March 15, 2025 Story by: Editor
Black women in the U.S. face a maternal mortality rate nearly three times higher than that of white women, according to the latest report from the Centers for Disease Control and Prevention (CDC). This disparity persists across all income and education levels. Alarmingly, Black women with at least a college degree are five times more likely to die from childbirth-related causes compared to white women with similar education.
To address this crisis, Venus Standard, along with other experts in North Carolina, is working to improve maternal health outcomes.
Introducing the LEADoula Program
Venus Standard, an assistant professor in the UNC School of Medicine’s family medicine department, co-founded the Lived Experience Accessible Doula (LEADoula) program to enhance Black maternal care. The initiative focuses on training Black doulas to provide education, advocacy, and support to Black women throughout pregnancy and childbirth.
In 2021, Standard and her co-investigators—Duke University Assistant Professor Jacquelyn McMillian-Bohler and Vanderbilt University Associate Professor Stephanie DeVane-Johnson—secured funding from Carolina’s C. Felix Harvey Award to launch a one-year pilot program. With additional backing from The Duke Endowment, they aim to expand the program across more counties in North Carolina and eventually to other states.
The Role of a Doula vs. Medical Professionals
Standard explains the critical distinction between doulas and medical professionals, stating: “An OB-GYN, a certified nurse-midwife, a certified midwife — we are all medical professionals. We are trained for years and years to do what we do. We’re trained to do medical procedures, to write prescriptions, to do assessments and care, to diagnose.”
Doulas, on the other hand, focus on non-medical support. Their primary role is to provide emotional and physical support, ensuring that birthing individuals receive the care and experience they desire. “A doula’s function is to support the person in their desire to have the birth that they want. It’s not about what the doula wants or what the doula’s history is; it’s about trying to give the person giving birth the best possible experience for what they want,” Standard explained.
Unlike doctors and midwives, doulas offer 24/7 support, staying with their clients throughout labor and providing continuous guidance—something medical professionals, with their many responsibilities, often cannot do.
The Need for Black Doulas in Maternal Care
Research has shown that having a doula improves birth outcomes and increases patient satisfaction. However, many Black women feel a deep-seated mistrust of the healthcare system due to historical and ongoing discrimination. “Historically, Black people do not trust the white medical community. They are giving their trust to the Black doulas, the doulas who look like them. We serve Black families, so they often trust their doulas to have their best interest at heart—a lot more than they trust their providers,” Standard said.

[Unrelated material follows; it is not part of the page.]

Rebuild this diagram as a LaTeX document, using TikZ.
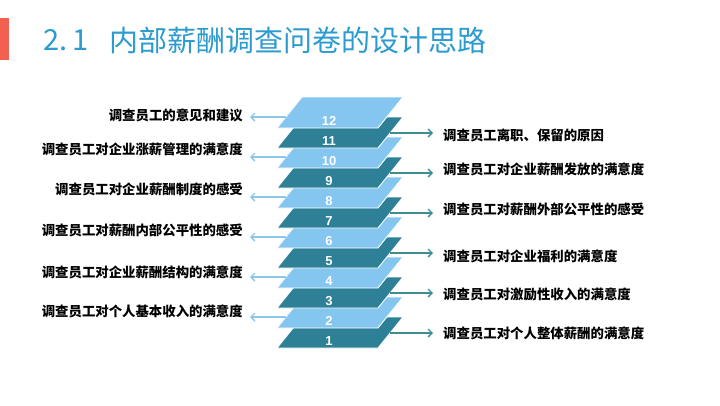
\documentclass[tikz,border=0pt]{standalone}
\usepackage{fontspec}
\setmainfont{Liberation Sans}
\newfontfamily\cjk{Noto Sans CJK SC}
\usetikzlibrary{arrows.meta}
\definecolor{lightL}{HTML}{84C6F0}
\definecolor{darkL}{HTML}{2E8097}
\definecolor{titleblue}{HTML}{2C9BCF}
\definecolor{barred}{HTML}{F2604F}
\definecolor{larrowc}{HTML}{8CC6E8}
\definecolor{rarrowc}{HTML}{3E8C94}
\tikzset{
  layer/.style={draw=white, line width=0.9pt},
  num/.style={text=white, font=\bfseries\fontsize{13}{14}\selectfont, inner sep=0pt},
  ltext/.style={font=\cjk\bfseries\fontsize{13.4}{14}\selectfont, inner sep=0pt, anchor=east, text=black},
  rtext/.style={font=\cjk\bfseries\fontsize{13.4}{14}\selectfont, inner sep=0pt, anchor=west, text=black},
  titletext/.style={anchor=west, inner sep=0pt, text=titleblue, font=\cjk\fontsize{29}{31}\selectfont},
  larrow/.style={draw=larrowc, line width=1.4pt, -{Straight Barb[length=4pt,width=8pt]}, shorten >=7pt},
  rarrow/.style={draw=rarrowc, line width=1.4pt, -{Straight Barb[length=4pt,width=8pt]}, shorten >=10pt},
}
\begin{document}
\begin{tikzpicture}[x=1pt,y=-1pt]
\useasboundingbox (0,0) rectangle (720,405);
\fill[white] (0,0) rectangle (720,405);
% title
\fill[barred] (0,18) rectangle (9,60);
\node[titletext] (tnum) at (43,40) {2.\,1};
\node[titletext] (title) at (109,40) {内部薪酬调查问卷的设计思路};
% layers
\foreach \i in {1,...,12} {
  \pgfmathsetmacro\yb{348-20*(\i-1)}
  \ifodd\i\def\lc{darkL}\else\def\lc{lightL}\fi
  \path[layer, fill=\lc] (277,\yb) -- (378,\yb) -- (403,\yb-31) -- (302,\yb-31) -- cycle;
  \node[num] (n\i) at (329,\yb-7) {\i};
  \ifodd\i
    \coordinate (ra\i) at (390,\yb-15);
  \else
    \coordinate (la\i) at (286,\yb-11);
  \fi
}
% left labels
\node[ltext] (L12) at (243,115) {调查员工的意见和建议};
\node[ltext] (L10) at (243,149) {调查员工对企业涨薪管理的满意度};
\node[ltext] (L8) at (243,189) {调查员工对企业薪酬制度的感受};
\node[ltext] (L6) at (243,230) {调查员工对薪酬内部公平性的感受};
\node[ltext] (L4) at (243,272) {调查员工对企业薪酬结构的满意度};
\node[ltext] (L2) at (243,311) {调查员工对个人基本收入的满意度};
% right labels
\node[rtext] (R11) at (443,135) {调查员工离职、保留的原因};
\node[rtext] (R9) at (443,169) {调查员工对企业薪酬发放的满意度};
\node[rtext] (R7) at (443,209) {调查员工对薪酬外部公平性的感受};
\node[rtext] (R5) at (443,256) {调查员工对企业福利的满意度};
\node[rtext] (R3) at (443,294) {调查员工对激励性收入的满意度};
\node[rtext] (R1) at (443,333) {调查员工对个人整体薪酬的满意度};
% arrows
\foreach \i in {12,10,8,6,4,2} {
  \draw[larrow] (la\i) -- (la\i -| L\i.east);
}
\foreach \i in {11,9,7,5,3,1} {
  \draw[rarrow] (ra\i) -- (ra\i -| R\i.west);
}
\end{tikzpicture}
\end{document}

Doulas also act as a bridge between patients and healthcare providers. They listen to concerns that might otherwise go unshared and escalate potential issues when necessary. “The families tell doulas things, and the doulas are instructed to call me if something doesn’t seem right or if they’re concerned about a patient,” Standard explained. She shared an example: “I had one patient who was pregnant by rape, and that was nowhere on her medical chart, but she felt comfortable and safe enough to tell a doula.”
Expanding the LEADoula Program
In its first year, the LEADoula program trained 20 doulas. With an additional three years of funding from The Duke Endowment, they have trained 65 doulas so far, with the goal of reaching 140 trained doulas over four years.
The program also seeks to address long-standing racial disparities in maternal healthcare. “Most of the challenge of the numbers is historical; it wasn’t perceived as a problem that Black women were dying three or four times more than anybody else,” Standard noted. “The numbers are not new—the CDC has been tracking this for decades. Because people that we see on television, social media, and media outlets are bringing it to the forefront, it’s now being visited.”
Bridging the Racial Gap in Healthcare
Standard’s commitment to this work stems from the stark disparities she has witnessed firsthand in healthcare. “The disparities are so drastic. You notice as you’re going through your training, learning your work and entering the field that things are so different, that white people get offered things that Black people don’t get offered in the same exact situation,” she said.
Her team is dedicated to closing this gap and ensuring that all birthing individuals receive equitable care. “One of the reasons our team does what we do is to bring that gap between the ‘haves’ and the ‘have-nots’ closer together. When you take away age, money or education, it doesn’t matter. The only common denominator is their race. We’ve come a long way so far with other things, but this stayed the same.”
Through the LEADoula program, Standard and her team are working to ensure that Black women receive the care, advocacy, and support they deserve—one trained doula at a time.